Given that that seems to be the most widespread view in the Committee, it seems that the best thing for me to do is ask leave to withdraw the amendment in its present form, but reserve the right to return on Report with an amendment that does not follow the other absolutist view of the contract, which appears to be the Government’s view.
Mr. Davies: On a point of order, Mr. Illsley. I believe that we have made some progress this afternoon in clarifying the issue. In the light of the hon. Gentleman’s comments and his reference to a third way and to coming back on Report, my inclination is also to come back on Report with a third way enshrined in the form of a proper amendment. Would it be normal practice for such an amendment to be at least deemed acceptable—I cannot ask you to undertake to ensure that it is accepted—and therefore potentially debatable on Report, even though it would cover a point that we had debated extensively in Committee? Such an amendment could advance a solution that we have not been able to debate concretely, because we have not had the opportunity to table an appropriate amendment or new clause in Committee.
The Chairman: It would be for the Speaker to determine whether that was acceptable. The question is hypothetical, so it is difficult to make a decision, but I take on board the hon. Gentleman’s point, and we will provide him with some advice privately before the end of the Committee stage to clarify the issue. I hope that that deals with his point of order.
David Howarth: On that basis, I beg to ask leave to withdraw the amendment.
Amendment, by leave, withdrawn.
Clause 105 ordered to stand part of the Bill.
Clause 106 ordered to stand part of the Bill.

Clause 107

Issue of certificate of incorporation on re-registration
Question proposed, That the clause stand part ofthe Bill.
The Chairman: With this it will be convenient to discuss Government new clause 5—Statement of capital required where company already has share capital.
Margaret Hodge: An issue arises here that we said we would return to following Report in the Lords, when we amended the Bill to remove the requirement for a statement of capital to be provided where an unlimited company that has not previously had a share capital re-registers as a company limited by shares.

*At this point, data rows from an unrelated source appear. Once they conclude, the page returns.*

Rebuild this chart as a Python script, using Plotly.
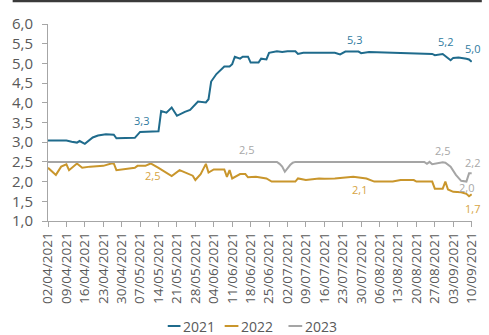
import plotly.graph_objects as go

# ---------------- data ----------------
dates_2021 = ["2021-04-02","2021-04-09","2021-04-11","2021-04-13","2021-04-14","2021-04-16","2021-04-19",
              "2021-04-21","2021-04-24","2021-04-27","2021-04-28","2021-05-05","2021-05-07","2021-05-13",
              "2021-05-14","2021-05-15","2021-05-17","2021-05-19","2021-05-21","2021-05-24","2021-05-26",
              "2021-05-29","2021-06-01","2021-06-02","2021-06-03","2021-06-05","2021-06-08","2021-06-10",
              "2021-06-11","2021-06-12","2021-06-14","2021-06-15","2021-06-17","2021-06-18","2021-06-21",
              "2021-06-22","2021-06-24","2021-06-25","2021-06-28","2021-06-30","2021-07-02","2021-07-05",
              "2021-07-06","2021-07-08","2021-07-16","2021-07-20","2021-07-22","2021-07-24","2021-07-29",
              "2021-07-30","2021-08-02","2021-08-10","2021-08-11","2021-08-26","2021-08-27","2021-08-30",
              "2021-08-31","2021-09-02","2021-09-03","2021-09-05","2021-09-08","2021-09-09","2021-09-10"]
values_2021 = [3.04,3.04,3.01,2.99,3.03,2.96,3.12,
               3.17,3.20,3.19,3.10,3.11,3.26,3.27,
               3.28,3.79,3.75,3.88,3.67,3.77,3.82,
               4.03,4.01,4.09,4.54,4.73,4.92,4.92,
               4.98,5.17,5.12,5.17,5.17,5.02,5.02,
               5.12,5.10,5.27,5.31,5.29,5.31,5.31,
               5.24,5.27,5.28,5.27,5.23,5.30,5.30,
               5.26,5.29,5.26,5.27,5.24,5.21,5.24,
               5.19,5.08,5.14,5.15,5.12,5.10,5.04]

dates_2022 = ["2021-04-02","2021-04-05","2021-04-07","2021-04-08","2021-04-09","2021-04-10","2021-04-13",
              "2021-04-15","2021-04-18","2021-04-23","2021-04-26","2021-04-27","2021-04-28","2021-05-05",
              "2021-05-06","2021-05-09","2021-05-11","2021-05-14","2021-05-16","2021-05-19","2021-05-22",
              "2021-05-26","2021-05-27","2021-05-28","2021-05-30","2021-06-01","2021-06-02","2021-06-04",
              "2021-06-08","2021-06-09","2021-06-10","2021-06-11","2021-06-14","2021-06-16","2021-06-17",
              "2021-06-20","2021-06-24","2021-06-26","2021-07-05","2021-07-06","2021-07-09","2021-07-14",
              "2021-07-16","2021-07-20","2021-07-27","2021-08-01","2021-08-04","2021-08-11","2021-08-14",
              "2021-08-19","2021-08-20","2021-08-26","2021-08-27","2021-08-30","2021-08-31","2021-09-01",
              "2021-09-03","2021-09-06","2021-09-08","2021-09-09","2021-09-10"]
values_2022 = [2.35,2.17,2.38,2.42,2.44,2.29,2.46,
               2.35,2.38,2.40,2.46,2.46,2.29,2.35,
               2.40,2.40,2.46,2.35,2.27,2.14,2.29,
               2.17,2.15,2.04,2.19,2.45,2.23,2.31,
               2.31,2.12,2.29,2.08,2.19,2.19,2.11,
               2.12,2.08,2.00,2.00,2.08,2.04,2.08,
               2.07,2.08,2.12,2.08,2.00,2.00,2.04,
               2.04,2.00,2.00,1.82,1.82,2.00,1.80,
               1.74,1.73,1.69,1.63,1.68]

dates_2023 = ["2021-04-02","2021-06-16","2021-06-28","2021-06-29","2021-06-30","2021-07-01","2021-07-02",
              "2021-07-03","2021-07-04","2021-07-05","2021-08-23","2021-08-24","2021-08-25","2021-08-26",
              "2021-08-30","2021-08-31","2021-09-02","2021-09-04","2021-09-06","2021-09-08","2021-09-09",
              "2021-09-10"]
values_2023 = [2.50,2.50,2.50,2.45,2.38,2.25,2.34,
               2.42,2.48,2.50,2.50,2.45,2.50,2.44,
               2.49,2.48,2.38,2.17,2.02,2.00,2.21,
               2.21]

series_names = ["2021", "2022", "2023"]
line_colors = ["#1f6b8c", "#c9962c", "#a5a5a5"]
label_colors = ["#2f7ba0", "#d6a443", "#a8a8a8"]

# data labels: (series index, date, text, xshift px, yshift px)
data_labels = [
    (0, "2021-05-07", "3,3", 1.6, 11.3),
    (0, "2021-07-29", "5,3", -4, 11.6),
    (0, "2021-08-31", "5,2", 0, 14),
    (0, "2021-09-10", "5,0", 1, 13),
    (1, "2021-05-11", "2,5", 1.6, -12),
    (1, "2021-07-27", "2,1", 6.5, -13),
    (1, "2021-09-10", "1,7", 1, -14),
    (2, "2021-06-16", "2,5", 1, 12),
    (2, "2021-08-30", "2,5", 0, 12),
    (2, "2021-09-10", "2,2", 1, 10.6),
    (2, "2021-09-08", "2,0", 0, -5.5),
]

# ---------------- layout constants ----------------
W, H = 489, 335
L, R, T, B = 48, 9, 24, 114
PW, PH = W - L - R, H - T - B

def px_x(px):
    return (px - L) / PW

def px_y(py):
    return (H - B - py) / PH

all_dates = [dates_2021, dates_2022, dates_2023]
all_values = [values_2021, values_2022, values_2023]

fig = go.Figure()
for name, d, v, c in zip(series_names, all_dates, all_values, line_colors):
    fig.add_trace(go.Scatter(x=d, y=v, mode="lines", name=name,
                             line=dict(color=c, width=2), showlegend=False))

annotations = []
for si, dt, txt, xs, ys in data_labels:
    yv = all_values[si][all_dates[si].index(dt)]
    annotations.append(dict(x=dt, y=yv, xref="x", yref="y", text=txt, showarrow=False,
                            xshift=xs, yshift=ys,
                            font=dict(family="Open Sans", size=11, color=label_colors[si])))

# legend (drawn manually to match compact look)
shapes = []
legend_dash = [(170, 183), (228, 242), (293, 307)]
legend_y = 326
for (x0, x1), name, c in zip(legend_dash, series_names, line_colors):
    shapes.append(dict(type="line", xref="paper", yref="paper",
                       x0=px_x(x0), x1=px_x(x1), y0=px_y(legend_y), y1=px_y(legend_y),
                       line=dict(color=c, width=2)))
    annotations.append(dict(x=px_x(x1 + 0.5), y=px_y(legend_y), xref="paper", yref="paper",
                            xanchor="left", yanchor="middle", text=name, showarrow=False,
                            font=dict(family="Open Sans", size=14, color="#595959")))

# top border
shapes.append(dict(type="line", xref="paper", yref="paper",
                   x0=px_x(12), x1=px_x(490), y0=px_y(1), y1=px_y(1),
                   line=dict(color="#3a3a3a", width=2.5)))

fig.update_layout(
    width=W, height=H,
    margin=dict(l=L, r=R, t=T, b=B),
    paper_bgcolor="white", plot_bgcolor="white",
    separators=",.",
    font=dict(family="Open Sans", color="#595959"),
    showlegend=False,
    annotations=annotations,
    shapes=shapes,
    xaxis=dict(type="date", range=["2021-04-02", "2021-09-10 03:00"],
               tick0="2021-04-02", dtick=7 * 86400000, tickformat="%d/%m/%Y",
               tickangle=-90, ticks="outside", ticklen=5, tickcolor="#a6a6a6",
               showline=True, linecolor="#a6a6a6", linewidth=1,
               showgrid=False, zeroline=False,
               tickfont=dict(family="Open Sans", size=13.5, color="#595959")),
    yaxis=dict(range=[1, 6], tick0=1, dtick=0.5, tickformat=".1f",
               ticks="outside", ticklen=5, tickcolor="#a6a6a6",
               showline=True, linecolor="#a6a6a6", linewidth=1,
               showgrid=False, zeroline=False, ticklabelstandoff=6,
               tickfont=dict(family="Open Sans", size=15, color="#595959")),
)

fig.write_html("out.html")
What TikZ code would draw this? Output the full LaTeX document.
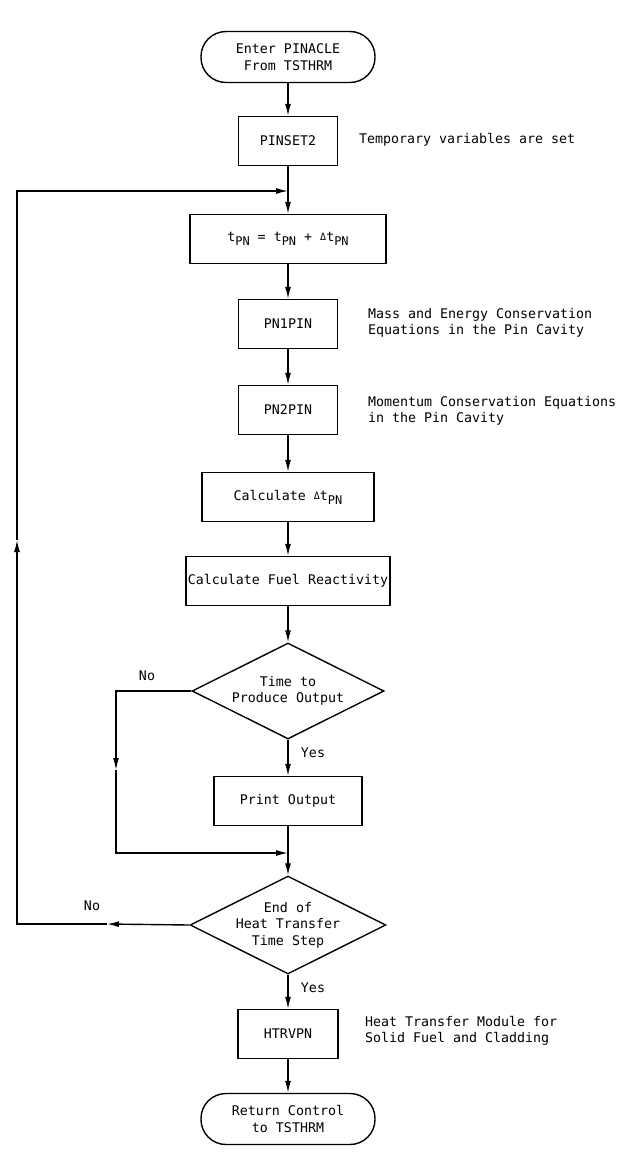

The requirement for a statement of capital was considered unnecessary in those circumstances, as the company will be required to make a return of allotments to the registrar under clause 545 when it makes an allotment of shares after its registration. That return must be accompanied by a statement of capital. In short, we removed the potential duplication of an information requirement.
We indicated then that we might need to return to the question of whether there were any circumstances in which an unlimited company should be required to provide a statement of capital on its re-registration as a limited company. The amendment is the outcome of our deliberations on that point.
The new clause requires unlimited companies that already have a share capital at the date of application for re-registration as limited to deliver a statement of capital to the registrar within 15 days of their re-registration as a limited company unless that information has already been provided in some other way.
By contrast, unlimited companies that have a share capital are not subject to the same requirements for real-time reporting, so to speak, of their capital base. Instead, they must provide a statement of capital once a year with their annual return. That means that there is often a time lag. For example, the share capital information on an unlimited company with a share capital that provides an annual statement in January, allots new shares in July and re-registers as a company limited by shares in December, will be many months out of date when the company re-registers.
One option for addressing that difference would be to require all unlimited companies with a share capital to make statements of capital on the same basis as companies limited by shares. That seems an unnecessary burden.